═════ Dataset section

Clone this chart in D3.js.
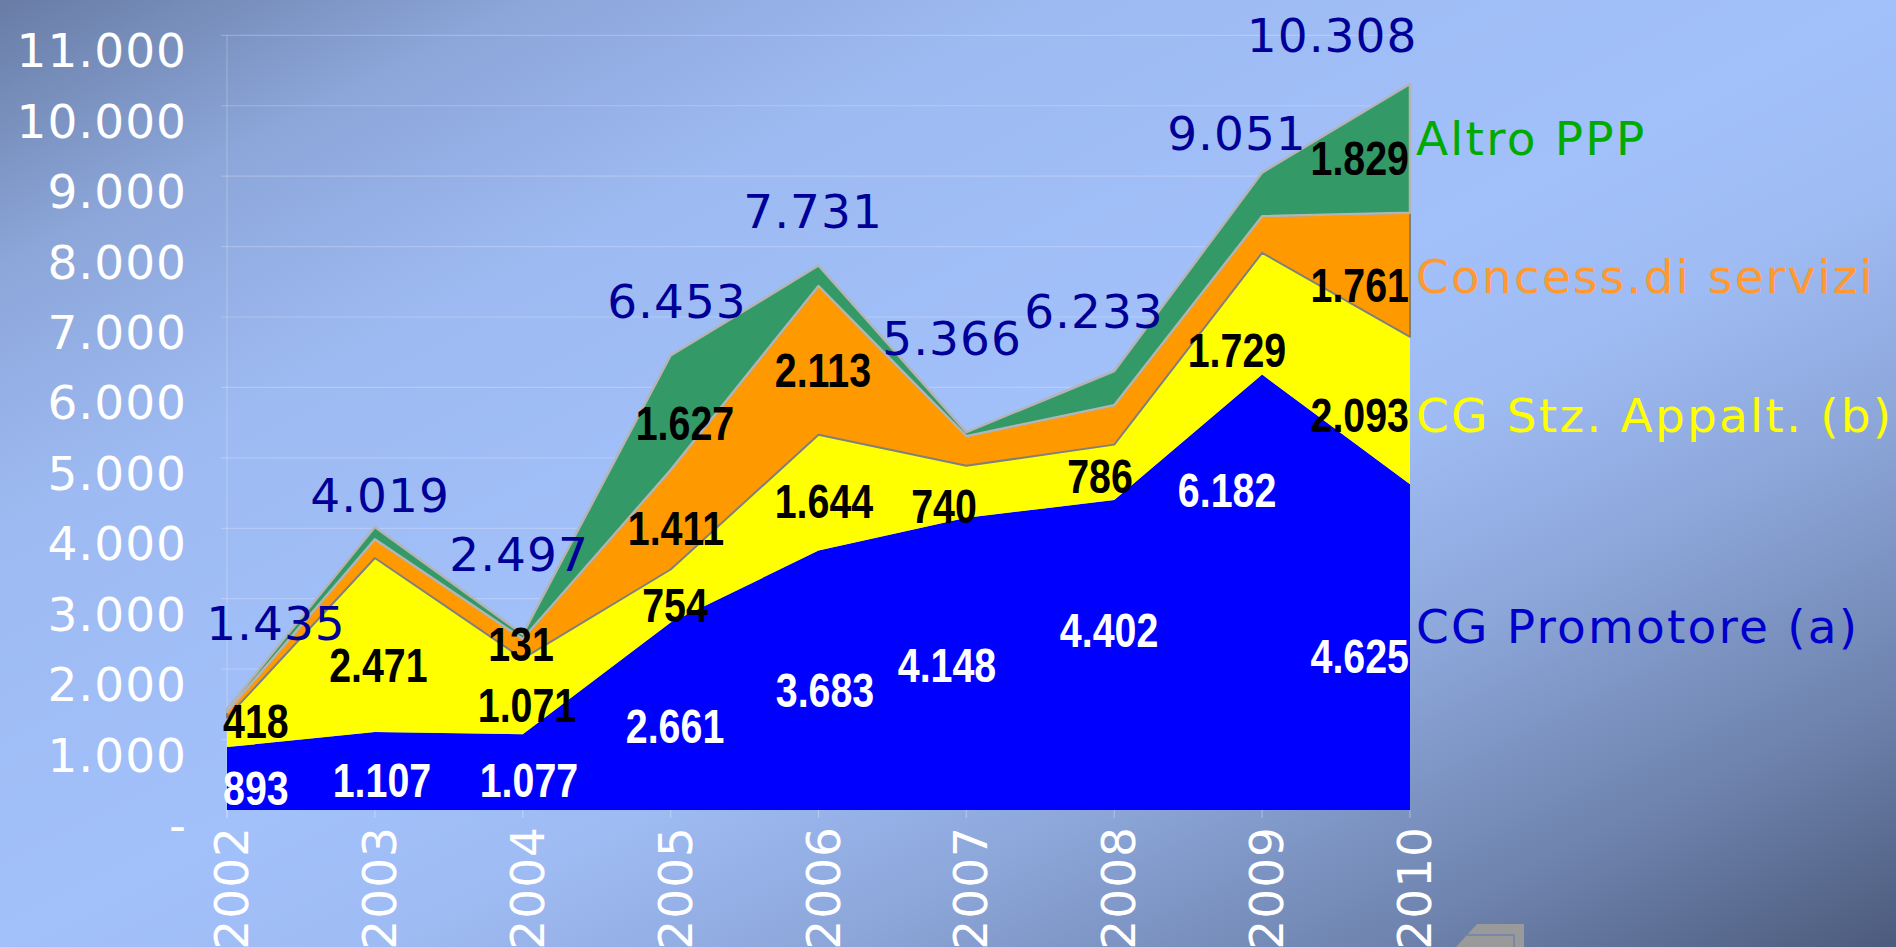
<!DOCTYPE html>
<html><head><meta charset="utf-8">
<script src="https://cdn.jsdelivr.net/npm/d3@7"></script>
<style>html,body{margin:0;padding:0;overflow:hidden;background:#9fbcf6}svg{display:block}</style>
</head><body>
<svg id="chart" width="1896" height="947"></svg>
<script>
// ---------------- data ----------------
const years = ["2002","2003","2004","2005","2006","2007","2008","2009","2010"];
const cgPromotore    = [893, 1107, 1077, 2661, 3683, 4148, 4402, 6182, 4625];
const cgStzAppalt    = [418, 2471, 1071, 754, 1644, 740, 786, 1729, 2093];
const concessServizi = [80, 265, 280, 1411, 2113, 420, 560, 520, 1761];
const altroPPP       = [44, 176, 69, 1627, 291, 58, 485, 620, 1829];
const totals         = [1435, 4019, 2497, 6453, 7731, 5366, 6233, 9051, 10308];
// printed data labels (null = no label shown)
const concessLabels  = [null, null, 131, 1411, 2113, null, null, null, 1761];
const altroLabels    = [null, null, null, 1627, null, null, null, null, 1829];
const seriesNames    = ["CG Promotore (a)", "CG Stz. Appalt. (b)", "Concess.di servizi", "Altro PPP"];
const yTicks         = [0,1000,2000,3000,4000,5000,6000,7000,8000,9000,10000,11000];

// label anchors in data space: [year index, value at text baseline]
const promotoreLabelAt = [[0,71],[1.048,185],[2.042,185],[3.03,951],[4.044,1462],[4.869,1817],[5.965,2314],[6.763,4302],[8,1945]];
const appaltLabelAt    = [[0,1022],[1.024,1817],[2.029,1249],[3.03,2669],[4.037,4146],[4.849,4075],[5.904,4501],[6.83,6290],[8,5367]];
const concessLabelAt   = [null,null,[1.988,2116],[3.036,3763],[4.03,6006],null,null,null,[8,7213]];
const altroLabelAt     = [null,null,null,[3.097,5253],null,null,null,null,[8,9016]];
const totalLabelAt     = [[0.331,2414],[1.035,4231],[1.975,3393],[3.043,6986],[3.963,8264],[4.903,6460],[5.863,6844],[6.83,9371],[7.473,10762]];
const legendAt         = [2371, 5367, 7341, 9300];

// ---------------- setup ----------------
const W = 1896, H = 947;
const svg = d3.select("#chart");
const it = d3.formatLocale({decimal: ",", thousands: ".", grouping: [3], currency: ["€", ""]});
const fmt = it.format(",d");

function hasFont(name) {
  const c = document.createElement("canvas").getContext("2d");
  const probe = "1.234.567 abcdefghij";
  c.font = "bold 40px monospace";
  const a = c.measureText(probe).width;
  c.font = `bold 40px '${name}', monospace`;
  const b = c.measureText(probe).width;
  return Math.abs(a - b) > 0.5;
}
const narrowOK = hasFont("Liberation Sans Narrow");

const defs = svg.append("defs");
const grad = defs.append("linearGradient").attr("id","bg")
  .attr("x1",0).attr("y1",0).attr("x2",1).attr("y2",1);
[[0,"#687ca5"],[0.14,"#8ca6d9"],[0.28,"#9dbaf2"],[0.5,"#a2c0fa"],[0.6,"#9ebbf3"],[0.72,"#8ca6d9"],[0.86,"#6f84af"],[1,"#4c5b7c"]]
  .forEach(([o,c]) => grad.append("stop").attr("offset",o).attr("stop-color",c));
svg.append("rect").attr("width",W).attr("height",H).attr("fill","url(#bg)");

const x = d3.scalePoint().domain(years).range([227, 1410]);
const xi = d3.scaleLinear().domain([0, years.length - 1]).range([227, 1410]);
const y = d3.scaleLinear().domain([0, 11000]).range([810, 35.3]);
const [x0, x1] = x.range();

// gridlines + axis
const grid = svg.append("g");
grid.selectAll("line.g").data(yTicks.filter(d => d > 0)).join("line")
  .attr("x1", x0 - 6).attr("x2", x1).attr("y1", d => y(d)).attr("y2", d => y(d))
  .attr("stroke", "rgba(255,255,255,0.22)").attr("stroke-width", 1.2);
grid.append("line").attr("x1", x0).attr("x2", x0).attr("y1", y(11000)).attr("y2", y(0) + 8)
  .attr("stroke", "rgba(255,255,255,0.22)").attr("stroke-width", 1.2);
grid.selectAll("line.t").data(years).join("line")
  .attr("x1", d => x(d)).attr("x2", d => x(d)).attr("y1", y(0)).attr("y2", y(0) + 8)
  .attr("stroke", "rgba(255,255,255,0.3)").attr("stroke-width", 1.2);

// y tick labels
const numFont = "'DejaVu Sans', Verdana, sans-serif";
svg.append("g").selectAll("text").data(yTicks).join("text")
  .attr("x", x0 - 40).attr("y", d => y(d) + 32)
  .attr("text-anchor", "end")
  .attr("font-family", numFont).attr("font-size", 47).attr("letter-spacing", 1)
  .attr("fill", "#ffffff")
  .text(d => d === 0 ? "-" : fmt(d));

// x tick labels (rotated)
svg.append("g").selectAll("text").data(years).join("text")
  .attr("transform", d => `translate(${x(d) + 21},${y(0) + 16}) rotate(-90)`)
  .attr("text-anchor", "end")
  .attr("font-family", numFont).attr("font-size", 47).attr("letter-spacing", 1)
  .attr("fill", "#ffffff")
  .text(d => d);

// ---------------- stacked areas ----------------
const table = years.map((yr, i) => ({
  year: yr, a: cgPromotore[i], b: cgStzAppalt[i], c: concessServizi[i], d: altroPPP[i]
}));
const stack = d3.stack().keys(["a","b","c","d"]);
const layers = stack(table);
const fills   = ["#0000ff", "#ffff00", "#ff9900", "#339966"];
const strokes = [null, null, "#7f7f7f", "#b4b4b4"];
const strokeW = [0, 0, 2, 2.5];
const area = d3.area().x(d => x(d.data.year)).y0(d => y(d[0])).y1(d => y(d[1]));

svg.append("g").selectAll("path").data(layers).join("path")
  .attr("d", area)
  .attr("fill", (d, i) => fills[i])
  .attr("stroke", (d, i) => strokes[i] || "none")
  .attr("stroke-width", (d, i) => strokeW[i])
  .attr("stroke-linejoin", "round");

// ---------------- data labels ----------------
const labelFont = narrowOK ? "'Liberation Sans Narrow', 'Arial Narrow', sans-serif" : "'Liberation Sans', Arial, sans-serif";
const squeeze = narrowOK ? 1 : 0.82;
const segLabels = [
  {vals: cgPromotore, at: promotoreLabelAt, color: "#ffffff"},
  {vals: cgStzAppalt, at: appaltLabelAt, color: "#000000"},
  {vals: concessLabels, at: concessLabelAt, color: "#000000"},
  {vals: altroLabels, at: altroLabelAt, color: "#000000"}
];
const lg = svg.append("g");
segLabels.forEach(s => {
  s.vals.forEach((v, i) => {
    if (v == null || !s.at[i]) return;
    const [idx, val] = s.at[i];
    const t = lg.append("text")
      .attr("font-family", labelFont).attr("font-weight", "bold").attr("font-size", 48)
      .attr("fill", s.color).attr("x", 0).attr("y", 0).text(fmt(v));
    const w = t.node().getComputedTextLength() * squeeze;
    let left = xi(idx) - w / 2;
    if (left < x0 - 4) left = x0 - 4;
    if (left + w > x1 - 1) left = x1 - 1 - w;
    t.attr("transform", `translate(${left},${y(val)}) scale(${squeeze},1)`);
  });
});

// totals
svg.append("g").selectAll("text").data(totals).join("text")
  .attr("x", (d, i) => xi(totalLabelAt[i][0]))
  .attr("y", (d, i) => y(totalLabelAt[i][1]))
  .attr("text-anchor", "middle")
  .attr("font-family", numFont).attr("font-size", 47).attr("letter-spacing", 1)
  .attr("fill", "#000099")
  .text(d => fmt(d));

// series names at right
const legendColors = ["#0000cc", "#ffff00", "#ff9933", "#00aa00"];
svg.append("g").selectAll("text").data(seriesNames).join("text")
  .attr("x", x1 + 6)
  .attr("y", (d, i) => y(legendAt[i]))
  .attr("font-family", numFont).attr("font-size", 47).attr("letter-spacing", 2.2)
  .attr("fill", (d, i) => legendColors[i])
  .text(d => d);

// small grey logo at the bottom
const logo = svg.append("g");
logo.append("path").attr("d", "M1477,924 L1524,924 L1524,947 L1456,947 Z").attr("fill", "#9a9a9a");
logo.append("path").attr("d", "M1463,935 L1514,935 L1514,947").attr("fill", "none")
  .attr("stroke", "#6f82aa").attr("stroke-width", 1.5);
</script>
</body></html>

══════════

Only lines that contain the word "chart" are wanted; copy each of them.

Response:
Clone this chart in D3.js.
<svg id="chart" width="1896" height="947"></svg>
const svg = d3.select("#chart");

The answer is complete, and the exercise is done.